Lines of data:
============================================================

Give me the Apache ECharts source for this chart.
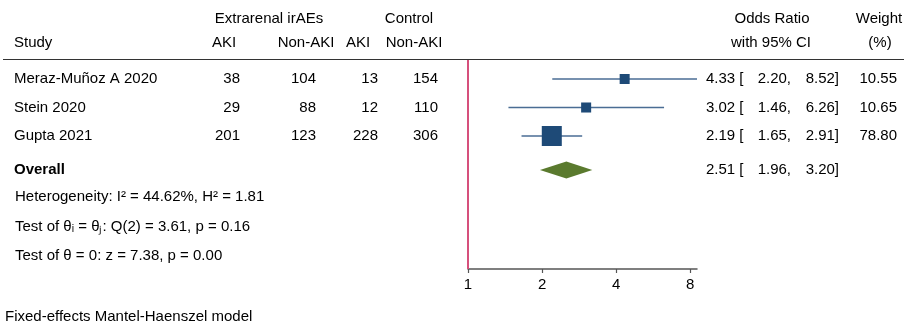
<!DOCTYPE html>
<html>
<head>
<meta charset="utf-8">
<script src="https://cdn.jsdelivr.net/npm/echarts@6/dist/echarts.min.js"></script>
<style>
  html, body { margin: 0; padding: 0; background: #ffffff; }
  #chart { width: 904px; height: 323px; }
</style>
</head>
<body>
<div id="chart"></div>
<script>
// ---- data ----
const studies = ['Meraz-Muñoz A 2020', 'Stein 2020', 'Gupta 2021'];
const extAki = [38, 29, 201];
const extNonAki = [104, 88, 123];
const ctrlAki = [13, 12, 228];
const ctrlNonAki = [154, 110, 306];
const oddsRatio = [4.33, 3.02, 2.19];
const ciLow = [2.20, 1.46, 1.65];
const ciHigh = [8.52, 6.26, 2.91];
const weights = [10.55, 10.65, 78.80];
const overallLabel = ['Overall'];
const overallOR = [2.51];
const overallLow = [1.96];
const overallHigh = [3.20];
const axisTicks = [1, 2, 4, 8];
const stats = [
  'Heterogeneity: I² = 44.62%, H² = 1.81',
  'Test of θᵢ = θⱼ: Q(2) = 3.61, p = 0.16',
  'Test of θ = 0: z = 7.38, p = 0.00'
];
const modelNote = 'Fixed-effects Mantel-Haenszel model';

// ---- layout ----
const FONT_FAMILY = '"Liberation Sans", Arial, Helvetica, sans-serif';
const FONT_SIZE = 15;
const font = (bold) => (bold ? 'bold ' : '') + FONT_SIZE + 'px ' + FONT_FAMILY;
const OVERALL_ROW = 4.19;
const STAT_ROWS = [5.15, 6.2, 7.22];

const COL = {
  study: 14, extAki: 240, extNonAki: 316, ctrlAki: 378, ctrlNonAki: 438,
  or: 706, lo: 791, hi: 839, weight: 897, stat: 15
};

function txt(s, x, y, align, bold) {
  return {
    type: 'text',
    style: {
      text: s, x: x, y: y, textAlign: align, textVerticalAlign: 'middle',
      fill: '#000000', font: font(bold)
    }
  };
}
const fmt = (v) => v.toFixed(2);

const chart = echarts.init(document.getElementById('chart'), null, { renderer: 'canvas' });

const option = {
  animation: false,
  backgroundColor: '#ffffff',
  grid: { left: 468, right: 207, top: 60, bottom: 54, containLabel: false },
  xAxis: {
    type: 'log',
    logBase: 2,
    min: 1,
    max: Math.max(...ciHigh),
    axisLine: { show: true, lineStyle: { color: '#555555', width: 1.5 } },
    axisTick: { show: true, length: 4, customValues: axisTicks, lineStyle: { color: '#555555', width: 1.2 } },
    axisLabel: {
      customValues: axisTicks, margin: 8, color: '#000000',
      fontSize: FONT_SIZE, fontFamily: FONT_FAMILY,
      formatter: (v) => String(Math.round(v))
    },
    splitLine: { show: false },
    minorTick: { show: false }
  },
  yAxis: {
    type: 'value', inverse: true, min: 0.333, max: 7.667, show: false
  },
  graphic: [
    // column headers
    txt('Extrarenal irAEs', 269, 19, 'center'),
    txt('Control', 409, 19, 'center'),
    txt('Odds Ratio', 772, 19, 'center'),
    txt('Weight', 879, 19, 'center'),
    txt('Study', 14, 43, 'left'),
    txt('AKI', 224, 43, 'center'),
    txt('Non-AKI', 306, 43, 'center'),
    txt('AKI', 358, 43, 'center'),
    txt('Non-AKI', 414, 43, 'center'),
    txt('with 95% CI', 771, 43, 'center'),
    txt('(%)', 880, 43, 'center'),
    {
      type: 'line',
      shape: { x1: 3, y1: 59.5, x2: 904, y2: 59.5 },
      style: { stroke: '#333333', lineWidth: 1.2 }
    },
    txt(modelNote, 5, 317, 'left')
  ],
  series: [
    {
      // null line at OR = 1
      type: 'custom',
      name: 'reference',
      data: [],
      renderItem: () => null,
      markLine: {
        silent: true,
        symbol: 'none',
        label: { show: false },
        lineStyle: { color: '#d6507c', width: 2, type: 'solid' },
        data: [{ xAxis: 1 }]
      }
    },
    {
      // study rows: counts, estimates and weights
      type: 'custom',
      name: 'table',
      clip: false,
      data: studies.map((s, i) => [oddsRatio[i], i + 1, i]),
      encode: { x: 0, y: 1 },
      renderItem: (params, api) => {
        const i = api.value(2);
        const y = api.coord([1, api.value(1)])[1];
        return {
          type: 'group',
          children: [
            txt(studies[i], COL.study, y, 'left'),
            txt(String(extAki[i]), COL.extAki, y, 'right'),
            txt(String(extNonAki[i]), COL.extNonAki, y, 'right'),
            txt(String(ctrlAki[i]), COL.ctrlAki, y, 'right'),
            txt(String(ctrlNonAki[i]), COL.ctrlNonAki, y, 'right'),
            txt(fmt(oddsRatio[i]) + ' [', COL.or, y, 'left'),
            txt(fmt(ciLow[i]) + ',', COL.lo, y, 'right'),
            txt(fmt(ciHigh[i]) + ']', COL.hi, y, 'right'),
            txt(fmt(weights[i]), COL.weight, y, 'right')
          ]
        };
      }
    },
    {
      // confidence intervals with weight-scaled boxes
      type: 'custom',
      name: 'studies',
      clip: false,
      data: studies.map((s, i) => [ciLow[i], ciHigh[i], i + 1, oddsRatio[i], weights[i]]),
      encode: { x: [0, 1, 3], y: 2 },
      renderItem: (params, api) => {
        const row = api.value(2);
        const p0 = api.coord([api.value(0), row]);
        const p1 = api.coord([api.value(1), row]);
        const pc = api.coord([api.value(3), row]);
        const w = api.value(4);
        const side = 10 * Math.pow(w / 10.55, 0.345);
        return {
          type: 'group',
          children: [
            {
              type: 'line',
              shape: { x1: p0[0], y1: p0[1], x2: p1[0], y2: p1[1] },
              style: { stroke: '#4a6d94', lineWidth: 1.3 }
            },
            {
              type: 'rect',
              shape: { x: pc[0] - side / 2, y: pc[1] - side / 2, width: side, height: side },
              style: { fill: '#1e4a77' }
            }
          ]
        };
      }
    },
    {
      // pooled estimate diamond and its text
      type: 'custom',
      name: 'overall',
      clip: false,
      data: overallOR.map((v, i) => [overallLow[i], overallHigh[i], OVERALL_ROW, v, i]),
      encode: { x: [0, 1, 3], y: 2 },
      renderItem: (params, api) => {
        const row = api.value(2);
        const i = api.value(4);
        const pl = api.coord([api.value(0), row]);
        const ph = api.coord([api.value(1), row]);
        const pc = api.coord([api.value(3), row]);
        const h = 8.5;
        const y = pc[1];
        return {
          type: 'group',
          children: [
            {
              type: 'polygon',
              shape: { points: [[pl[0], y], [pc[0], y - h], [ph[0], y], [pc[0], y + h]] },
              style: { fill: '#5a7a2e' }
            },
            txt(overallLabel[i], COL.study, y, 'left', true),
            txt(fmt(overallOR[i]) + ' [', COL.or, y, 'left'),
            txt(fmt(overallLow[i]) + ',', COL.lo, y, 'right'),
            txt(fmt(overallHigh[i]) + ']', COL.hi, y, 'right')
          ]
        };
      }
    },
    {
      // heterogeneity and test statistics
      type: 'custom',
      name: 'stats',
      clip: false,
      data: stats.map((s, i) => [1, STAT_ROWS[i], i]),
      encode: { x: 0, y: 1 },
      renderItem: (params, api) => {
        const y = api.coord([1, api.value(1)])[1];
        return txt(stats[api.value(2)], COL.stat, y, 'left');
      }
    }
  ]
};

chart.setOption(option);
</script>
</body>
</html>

============================================================

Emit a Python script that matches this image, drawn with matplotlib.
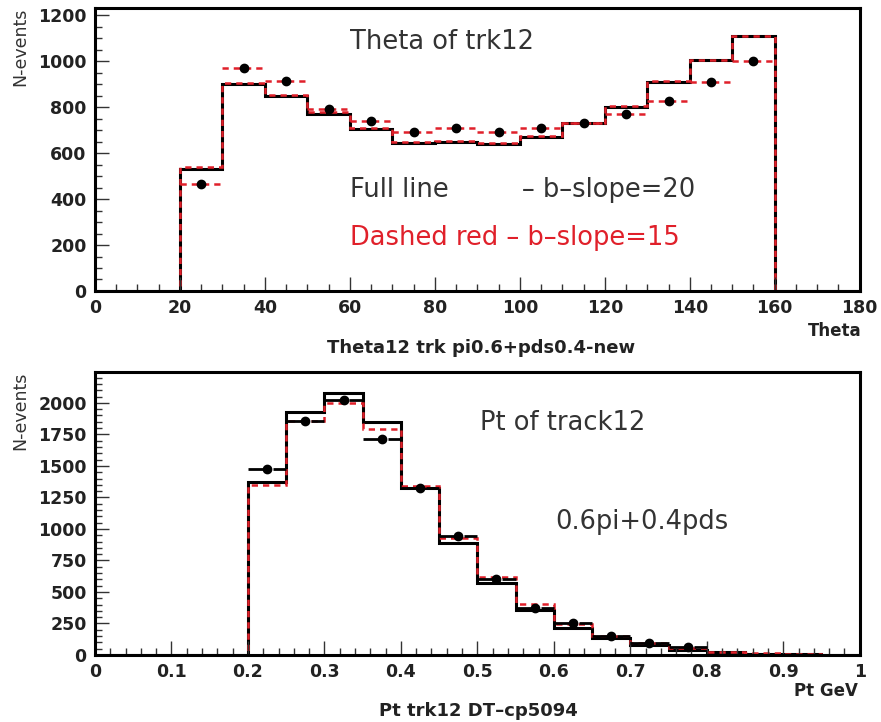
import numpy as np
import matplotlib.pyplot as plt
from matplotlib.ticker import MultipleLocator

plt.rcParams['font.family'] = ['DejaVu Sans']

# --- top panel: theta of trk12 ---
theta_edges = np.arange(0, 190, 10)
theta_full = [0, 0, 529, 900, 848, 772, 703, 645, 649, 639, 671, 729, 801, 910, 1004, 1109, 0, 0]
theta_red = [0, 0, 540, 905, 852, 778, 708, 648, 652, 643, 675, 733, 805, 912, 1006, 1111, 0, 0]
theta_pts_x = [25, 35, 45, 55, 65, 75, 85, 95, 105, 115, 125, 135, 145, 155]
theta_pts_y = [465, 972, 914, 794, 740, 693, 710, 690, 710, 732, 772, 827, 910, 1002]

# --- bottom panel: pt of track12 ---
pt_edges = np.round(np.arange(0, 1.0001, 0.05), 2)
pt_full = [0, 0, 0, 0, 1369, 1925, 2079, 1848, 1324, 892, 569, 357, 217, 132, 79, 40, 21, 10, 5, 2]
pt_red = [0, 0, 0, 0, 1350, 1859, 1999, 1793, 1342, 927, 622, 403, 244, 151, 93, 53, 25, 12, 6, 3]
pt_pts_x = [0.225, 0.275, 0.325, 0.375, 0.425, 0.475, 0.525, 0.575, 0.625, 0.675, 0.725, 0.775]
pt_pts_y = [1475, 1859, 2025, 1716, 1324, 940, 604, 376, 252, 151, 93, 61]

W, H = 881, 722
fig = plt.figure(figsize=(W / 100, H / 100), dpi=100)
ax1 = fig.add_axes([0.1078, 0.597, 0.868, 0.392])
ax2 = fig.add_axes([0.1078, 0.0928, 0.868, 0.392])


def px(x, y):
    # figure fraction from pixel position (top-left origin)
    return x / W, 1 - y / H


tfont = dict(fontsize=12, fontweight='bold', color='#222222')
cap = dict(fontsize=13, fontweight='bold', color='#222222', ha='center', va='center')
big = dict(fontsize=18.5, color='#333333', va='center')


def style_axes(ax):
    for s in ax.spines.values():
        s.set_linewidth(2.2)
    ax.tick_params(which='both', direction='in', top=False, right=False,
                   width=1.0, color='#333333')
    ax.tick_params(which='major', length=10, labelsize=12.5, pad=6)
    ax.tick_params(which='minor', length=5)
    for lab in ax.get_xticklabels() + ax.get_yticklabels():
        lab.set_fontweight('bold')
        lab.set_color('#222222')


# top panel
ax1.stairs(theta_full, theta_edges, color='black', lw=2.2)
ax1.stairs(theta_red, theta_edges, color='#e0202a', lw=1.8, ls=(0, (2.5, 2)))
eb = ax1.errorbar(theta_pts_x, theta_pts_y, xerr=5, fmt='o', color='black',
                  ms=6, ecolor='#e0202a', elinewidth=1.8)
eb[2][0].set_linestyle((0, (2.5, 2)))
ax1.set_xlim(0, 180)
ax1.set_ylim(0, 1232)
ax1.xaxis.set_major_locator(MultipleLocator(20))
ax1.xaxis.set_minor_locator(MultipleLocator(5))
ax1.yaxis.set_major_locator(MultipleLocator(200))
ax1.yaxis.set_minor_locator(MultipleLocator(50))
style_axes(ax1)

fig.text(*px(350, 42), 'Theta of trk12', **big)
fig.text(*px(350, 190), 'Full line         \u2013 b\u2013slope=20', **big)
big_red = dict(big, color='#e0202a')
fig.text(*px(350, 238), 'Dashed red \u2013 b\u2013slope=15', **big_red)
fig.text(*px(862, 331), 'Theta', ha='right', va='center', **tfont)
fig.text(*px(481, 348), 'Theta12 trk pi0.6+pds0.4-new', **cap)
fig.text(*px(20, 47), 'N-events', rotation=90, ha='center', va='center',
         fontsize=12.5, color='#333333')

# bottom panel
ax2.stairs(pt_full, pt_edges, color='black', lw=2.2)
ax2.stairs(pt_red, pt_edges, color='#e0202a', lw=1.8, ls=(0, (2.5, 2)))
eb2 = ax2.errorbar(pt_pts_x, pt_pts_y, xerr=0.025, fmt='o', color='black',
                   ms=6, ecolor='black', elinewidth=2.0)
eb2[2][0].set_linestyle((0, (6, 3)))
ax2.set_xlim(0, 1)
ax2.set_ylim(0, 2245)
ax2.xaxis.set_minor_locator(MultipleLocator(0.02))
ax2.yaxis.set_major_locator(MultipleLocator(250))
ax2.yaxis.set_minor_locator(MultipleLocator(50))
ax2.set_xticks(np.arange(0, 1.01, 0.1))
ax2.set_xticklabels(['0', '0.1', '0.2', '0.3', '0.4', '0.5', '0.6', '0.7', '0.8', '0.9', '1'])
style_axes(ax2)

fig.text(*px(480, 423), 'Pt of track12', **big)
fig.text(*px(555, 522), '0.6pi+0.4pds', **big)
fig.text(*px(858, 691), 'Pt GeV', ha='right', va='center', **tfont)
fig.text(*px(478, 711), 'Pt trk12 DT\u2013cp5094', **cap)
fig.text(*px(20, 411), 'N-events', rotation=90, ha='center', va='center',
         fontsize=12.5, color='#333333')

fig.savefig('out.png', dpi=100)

============================================================

▸ Goal of the exercise:
Above this task is a listing with pictures in it. Retype only the lines from the one containing "Emit a Python" through the one containing "827, 910, 1002]", both included, and not the pictures.

▸ Reply:
Emit a Python script that matches this image, drawn with matplotlib.
import numpy as np
import matplotlib.pyplot as plt
from matplotlib.ticker import MultipleLocator

plt.rcParams['font.family'] = ['DejaVu Sans']

# --- top panel: theta of trk12 ---
theta_edges = np.arange(0, 190, 10)
theta_full = [0, 0, 529, 900, 848, 772, 703, 645, 649, 639, 671, 729, 801, 910, 1004, 1109, 0, 0]
theta_red = [0, 0, 540, 905, 852, 778, 708, 648, 652, 643, 675, 733, 805, 912, 1006, 1111, 0, 0]
theta_pts_x = [25, 35, 45, 55, 65, 75, 85, 95, 105, 115, 125, 135, 145, 155]
theta_pts_y = [465, 972, 914, 794, 740, 693, 710, 690, 710, 732, 772, 827, 910, 1002]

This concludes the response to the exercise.